The locomotive inspector is here.

What? Who? Where?

Svampe Nielsen...

...locomotive inspector.

Edna... train owner.

I thought we could do an
inspection tour of your train.

That is, if you've stoked the engine.

You could hardly have done that
if you're sick?

But I have.

I've preheated it...

...just to be sure.

Laura, he's very young, your
locomotive inspector.

But Edna, it's improper
for polite people...

...to talk about the age of others.

No, no, Laura, I didn't mean to be rude...

...I just thought that
he's not especially old.

There's nothing wrong with...
I didn't mean it that way.

Come on, Beine!

Svampe...

...now don't forget who you are.

It's you who drives the train!

When everyone's seated,
you push the brake forward like this.

After that you control the
steam with that there.

I found two passengers waiting!

In the rear carriage.

Two foreigners.

Laura said she'll entertain them.

Well then, we're ready for departure?

Right.

So...!

Hi.

The driver is new on the job, you see.

He's never driven a train before,
to tell the truth.

I see you like speed.

I've always thought it risky
to go this fast, but...

...you ought to know
better than me.

It might be smart to check the oil.

Oh dear, don't pour oil in the ashtray!

I wouldn't say that!

This train gets too little oil!

Remember to pour some drops of oil
in the ashtray every morning...

...and you'll notice the difference.

Well then, if you say so.

Stop! The tracks end here!

Lend me a hand!

Two more millimetres,
and we had all been angels!

Cripes!

Adieu Mr. Locomotive Inspector.

I think I'll take another trip.

I forgot how much
fun it is to drive a train.

It was a pleasure.

But remember...

...a train must be exercised
in fresh air every day...

...absolutely every day!

That went really well.

Help, I must get home
for dinner!

We'll take you home at once, Svampe...

...but Laura wants to give you
something first.

I didn't mean to nick it, Svampe...

...just to borrow it.

It was so beautiful and shiny.

There you are! Now we'll eat.

I drove a train today,
all by myself!

A train? I say!

I also played with trains at your age.

Who was that?

Svampe Nielsen, locomotive inspector.

Beine? Why are you here?
It's almost night!

- Are you okay?
- You must come at once!

What's up?

Be quick. I'll explain later.

- Is something the matter?
- Titus and Totus are gone.

Not worse?
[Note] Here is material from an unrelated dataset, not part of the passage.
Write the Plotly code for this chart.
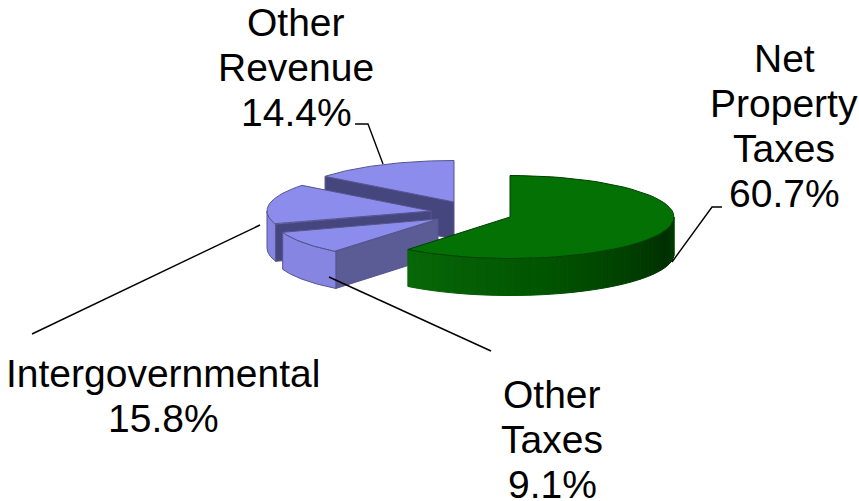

I thought at least
someone must have died.

You cannot imagine how bad this is!

Last evening they were suddenly gone.

Poor Laura is beside herself!

And imagine all the polishing!

Polishing?

Yes, goodness gracious!

When not even Shadow
knows where they are...

...then it beggars belief.

Is Shadow a beggar?

No, no...

...he talks with birds and...

...and a wizard, you know.

He... he'll explain everything.

Well Svampe, you see, every time...

...Laura, she...

...well, you see that every time
Laura gets really sad...

...so can one...

...I can't find the word... this...

Rust?

The sadder she is,
or the angrier...

...the more there is of it.

Look!

It simply won't get shiny.

Nothing is shiny any longer!

And Laura went off, completely
beside herself.

You see, Svampe...

...without these two birds...

...without Titus and Totus, Laura is...

...pitiful.

She is...

...how shall I put it... she is...

...nil.

Yes, precisely. Nil.

And without Laura,
Titus and Totus are also nil.

They need each other!

Then they're happy.

Then they're happy.
Do you understand?

Cripes! It's no use!

I must go to Laura.
Poor thing, so upset!

Another dreadful thing,
the most serious of all...

Laura is rusting!

Without joy and love,
Laura rusts.

No Titus and Totus... no Laura.

Do you mean she'll die?

Disappear...

...turn into rust...

...become nil.

Isn't there something you can do?

My powers are extremely limited.

Well, one thing, perhaps...

...but I don't know if I dare.

What do you mean?

There.
Be careful, Laura.

This is a day of sorrow, Svampe...

...a day of sorrow.

We must go and search again.

I don't know what else to do.

Miss Laura...

...I will summon an extraordinary meeting
of the Bird Wizard's Society.

Good luck! I must stay with Laura.
She can't be left alone.

Come, come, quick!

My cloak. Help me put it on.

What you'll see today is...
what's the word...secret.

Strictly secret.

And you must sit still on the...

...must sit still and don't say a word.
You understand?

You must promise
not to tell a single person...

...what you see today. Understand?
Come on.

Guest?

Guest.

Friend?

Friend.

Sit on the step.

We, Kowinckel, will hear
your entreaty, Brother Shadow.

Honourable Kowinckel.

Honourable council.

Honourable, winged spirits.

I beg of you to listen...

...and to listen attentively.

My dear friends, the winged spirits
Titus and Totus, have...

...vanished, and we have reason to believe
that they are in...

...great danger.

There is also reason to believe that...

...they did not vanish by their own will.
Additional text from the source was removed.